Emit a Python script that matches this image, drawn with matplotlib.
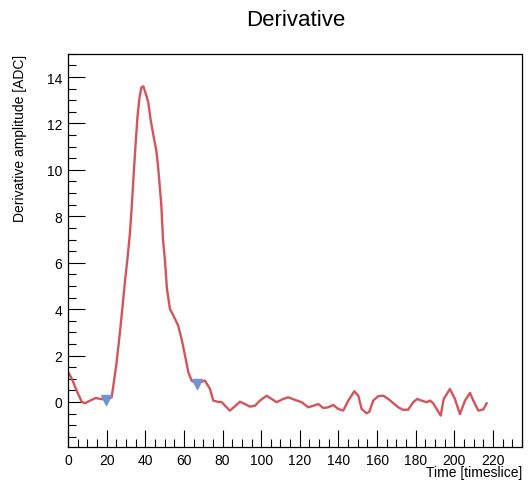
import numpy as np
import matplotlib
matplotlib.use("Agg")
import matplotlib.pyplot as plt
from matplotlib.ticker import MultipleLocator

plt.rcParams['font.family'] = ['Liberation Sans', 'DejaVu Sans']

# derivative trace
time = [0, 2, 4.8, 7.2, 8.8, 11, 14.3, 17, 19.6, 22.6, 23.5, 25.2, 26.9, 28.3,
        29.5, 30.7, 32, 33, 34, 35, 36, 37, 38, 39, 40.3, 41.6, 42.7, 44.2,
        45.8, 46.8, 48.3, 49.2, 50.2, 51.2, 52.8, 54.4, 57, 58.8, 60.6, 62.3,
        64, 66.6, 68.5, 70.9, 73.5, 75.2, 77.8, 79.5, 81.3, 83.8, 86.4, 89,
        91.6, 94.2, 96.8, 99.4, 102.8, 105.4, 108, 111.4, 114, 117.5, 121,
        124.4, 127, 129.6, 132.1, 134.7, 137.3, 139.9, 142.5, 145.1, 148.2,
        150.3, 152, 154.6, 156, 158, 160.6, 163.2, 165.8, 168.4, 171, 173.5,
        176.1, 178.7, 180.8, 183, 185.6, 187.4, 189.1, 192.9, 194.5, 197.7,
        200.3, 202.9, 205.5, 208.1, 209.8, 212.4, 215, 216.7]
deriv = [1.3, 1.0, 0.43, 0.0, -0.05, 0.04, 0.17, 0.13, 0.1, 0.2, 0.7, 1.72, 3.0,
         4.15, 5.2, 6.1, 7.2, 8.4, 9.8, 11.1, 12.3, 13.1, 13.55, 13.6, 13.28,
         12.9, 12.2, 11.5, 10.8, 10.0, 8.5, 7.0, 6.1, 4.9, 4.0, 3.75, 3.3,
         2.72, 2.0, 1.28, 0.92, 0.78, 0.85, 0.92, 0.56, 0.06, 0.0, 0.0, -0.16,
         -0.37, -0.19, 0.01, -0.09, -0.2, -0.16, 0.06, 0.27, 0.13, -0.01, 0.13,
         0.2, 0.09, -0.01, -0.23, -0.16, -0.09, -0.26, -0.23, -0.13, -0.3,
         -0.37, 0.06, 0.46, 0.27, -0.3, -0.49, -0.42, 0.06, 0.25, 0.27, 0.13,
         -0.05, -0.23, -0.34, -0.33, -0.01, 0.13, 0.06, -0.01, 0.06, -0.06,
         -0.59, 0.13, 0.56, 0.13, -0.52, 0.06, 0.39, 0.06, -0.37, -0.32, -0.06]

# found minima
min_time = [19.6, 66.6]
min_val = [0.1, 0.78]

fig = plt.figure(figsize=(5.31, 4.81), dpi=100)
ax = fig.add_axes([0.128, 0.0686, 0.855, 0.8174])

ax.plot(time, deriv, color='#d4545c', linewidth=1.7, zorder=2,
        solid_joinstyle='round')
ax.plot(min_time, min_val, linestyle='none', marker='v', markersize=7,
        color='#7592d2', zorder=3)

ax.set_xlim(0, 235)
ax.set_ylim(-1.94, 15.0)

ax.xaxis.set_major_locator(MultipleLocator(20))
ax.xaxis.set_minor_locator(MultipleLocator(5))
ax.yaxis.set_major_locator(MultipleLocator(2))
ax.yaxis.set_minor_locator(MultipleLocator(0.5))
ax.tick_params(which='both', direction='in', top=False, right=False,
               labelsize=10, width=0.8)
ax.tick_params(which='major', length=12, pad=4)
ax.tick_params(which='minor', length=6)
for s in ax.spines.values():
    s.set_linewidth(0.9)

ax.set_xlabel("Time [timeslice]", fontsize=10, ha='right', va='top')
ax.xaxis.set_label_coords(1.0, -0.047)
ax.set_ylabel("Derivative amplitude [ADC]", fontsize=10, ha='right', va='center')
ax.yaxis.set_label_coords(-0.106, 1.0)
fig.text(0.557, 0.958, "Derivative", fontsize=16, ha='center', va='center')

plt.savefig("out.png", dpi=100)
plt.close()
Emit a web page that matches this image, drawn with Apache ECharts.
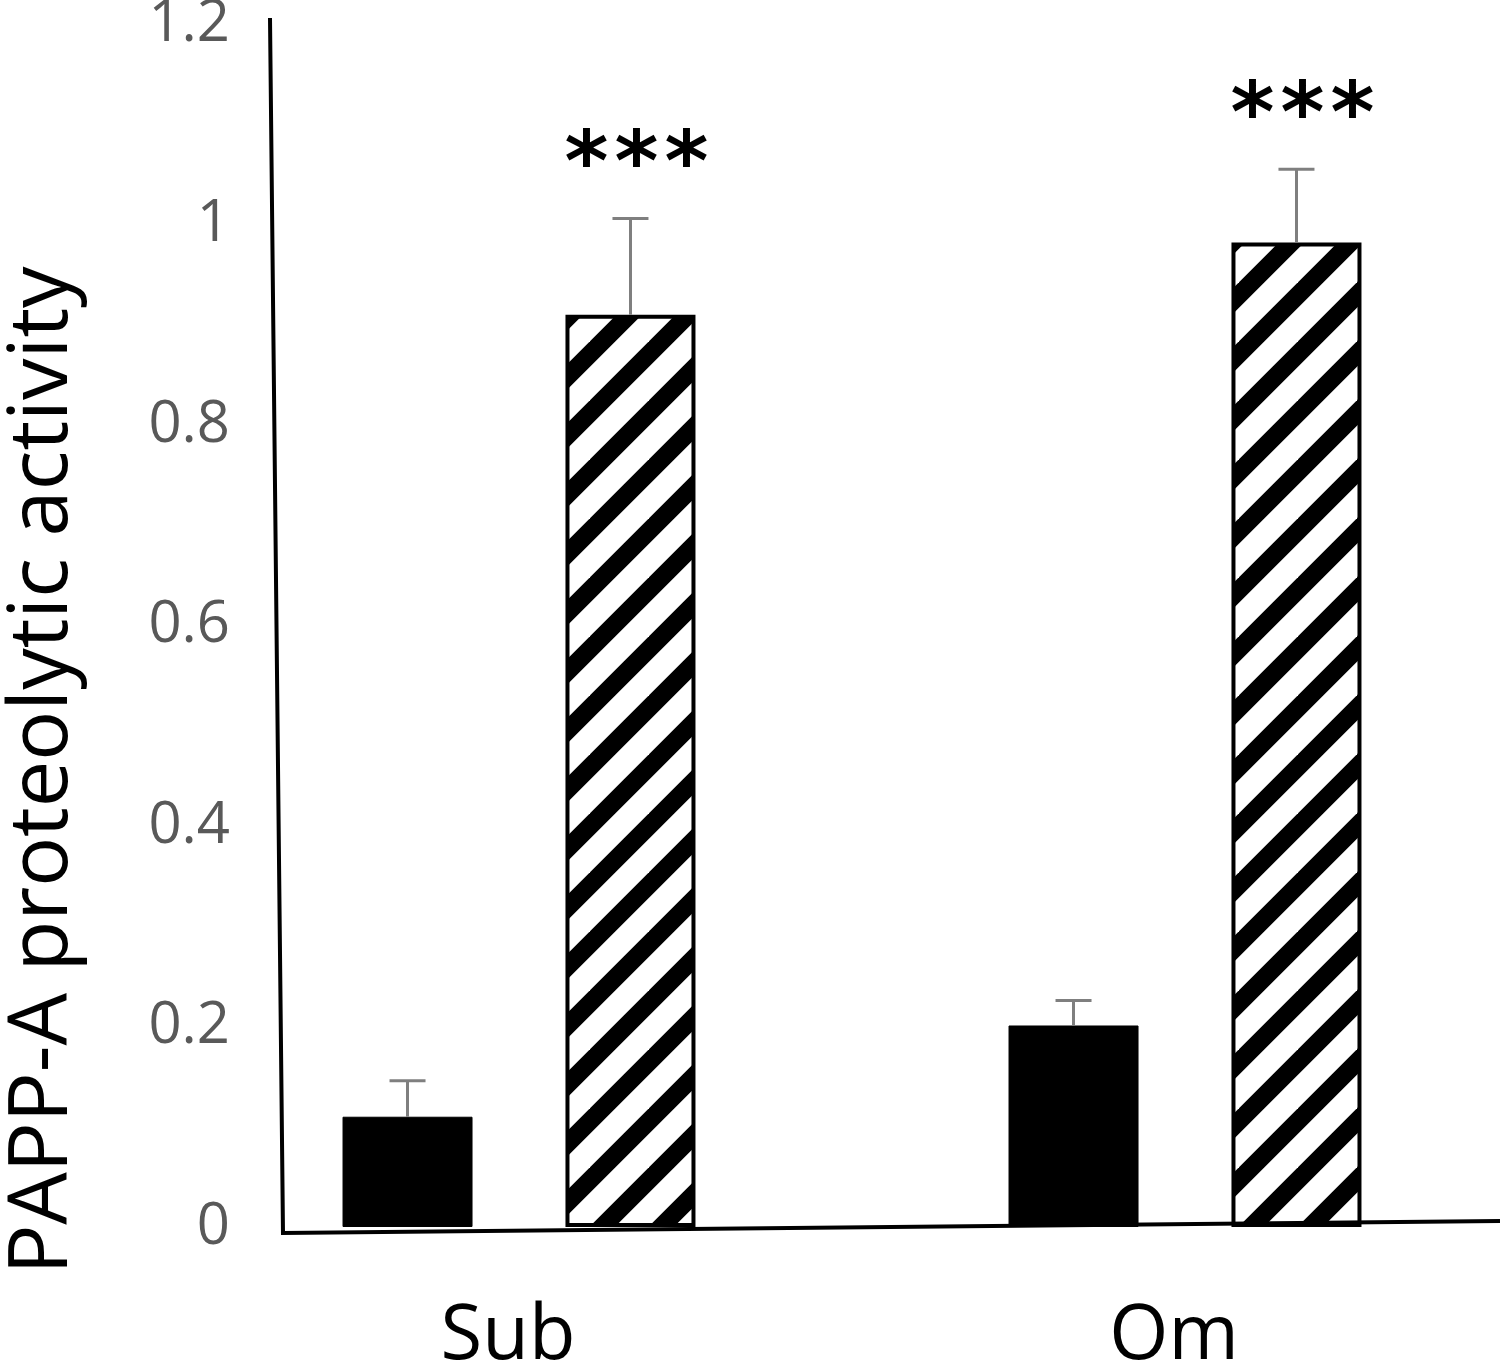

::::

◆ **TASK OBJECTIVE**
Leave the pictures out and reproduce all of the records exactly.

◆ **EXERCISE ANSWER**
Emit a Python script that matches this image, drawn with matplotlib.
import numpy as np
import matplotlib
matplotlib.use("Agg")
import matplotlib.pyplot as plt
from matplotlib.ticker import MultipleLocator

plt.rcParams['font.family'] = ['Liberation Sans', 'DejaVu Sans']

# derivative trace
time = [0, 2, 4.8, 7.2, 8.8, 11, 14.3, 17, 19.6, 22.6, 23.5, 25.2, 26.9, 28.3,
        29.5, 30.7, 32, 33, 34, 35, 36, 37, 38, 39, 40.3, 41.6, 42.7, 44.2,
        45.8, 46.8, 48.3, 49.2, 50.2, 51.2, 52.8, 54.4, 57, 58.8, 60.6, 62.3,
        64, 66.6, 68.5, 70.9, 73.5, 75.2, 77.8, 79.5, 81.3, 83.8, 86.4, 89,
        91.6, 94.2, 96.8, 99.4, 102.8, 105.4, 108, 111.4, 114, 117.5, 121,
        124.4, 127, 129.6, 132.1, 134.7, 137.3, 139.9, 142.5, 145.1, 148.2,
        150.3, 152, 154.6, 156, 158, 160.6, 163.2, 165.8, 168.4, 171, 173.5,
        176.1, 178.7, 180.8, 183, 185.6, 187.4, 189.1, 192.9, 194.5, 197.7,
        200.3, 202.9, 205.5, 208.1, 209.8, 212.4, 215, 216.7]
deriv = [1.3, 1.0, 0.43, 0.0, -0.05, 0.04, 0.17, 0.13, 0.1, 0.2, 0.7, 1.72, 3.0,
         4.15, 5.2, 6.1, 7.2, 8.4, 9.8, 11.1, 12.3, 13.1, 13.55, 13.6, 13.28,
         12.9, 12.2, 11.5, 10.8, 10.0, 8.5, 7.0, 6.1, 4.9, 4.0, 3.75, 3.3,
         2.72, 2.0, 1.28, 0.92, 0.78, 0.85, 0.92, 0.56, 0.06, 0.0, 0.0, -0.16,
         -0.37, -0.19, 0.01, -0.09, -0.2, -0.16, 0.06, 0.27, 0.13, -0.01, 0.13,
         0.2, 0.09, -0.01, -0.23, -0.16, -0.09, -0.26, -0.23, -0.13, -0.3,
         -0.37, 0.06, 0.46, 0.27, -0.3, -0.49, -0.42, 0.06, 0.25, 0.27, 0.13,
         -0.05, -0.23, -0.34, -0.33, -0.01, 0.13, 0.06, -0.01, 0.06, -0.06,
         -0.59, 0.13, 0.56, 0.13, -0.52, 0.06, 0.39, 0.06, -0.37, -0.32, -0.06]

# found minima
min_time = [19.6, 66.6]
min_val = [0.1, 0.78]

fig = plt.figure(figsize=(5.31, 4.81), dpi=100)
ax = fig.add_axes([0.128, 0.0686, 0.855, 0.8174])

ax.plot(time, deriv, color='#d4545c', linewidth=1.7, zorder=2,
        solid_joinstyle='round')
ax.plot(min_time, min_val, linestyle='none', marker='v', markersize=7,
        color='#7592d2', zorder=3)

ax.set_xlim(0, 235)
ax.set_ylim(-1.94, 15.0)

ax.xaxis.set_major_locator(MultipleLocator(20))
ax.xaxis.set_minor_locator(MultipleLocator(5))
ax.yaxis.set_major_locator(MultipleLocator(2))
ax.yaxis.set_minor_locator(MultipleLocator(0.5))
ax.tick_params(which='both', direction='in', top=False, right=False,
               labelsize=10, width=0.8)
ax.tick_params(which='major', length=12, pad=4)
ax.tick_params(which='minor', length=6)
for s in ax.spines.values():
    s.set_linewidth(0.9)

ax.set_xlabel("Time [timeslice]", fontsize=10, ha='right', va='top')
ax.xaxis.set_label_coords(1.0, -0.047)
ax.set_ylabel("Derivative amplitude [ADC]", fontsize=10, ha='right', va='center')
ax.yaxis.set_label_coords(-0.106, 1.0)
fig.text(0.557, 0.958, "Derivative", fontsize=16, ha='center', va='center')

plt.savefig("out.png", dpi=100)
plt.close()
Emit a web page that matches this image, drawn with Apache ECharts.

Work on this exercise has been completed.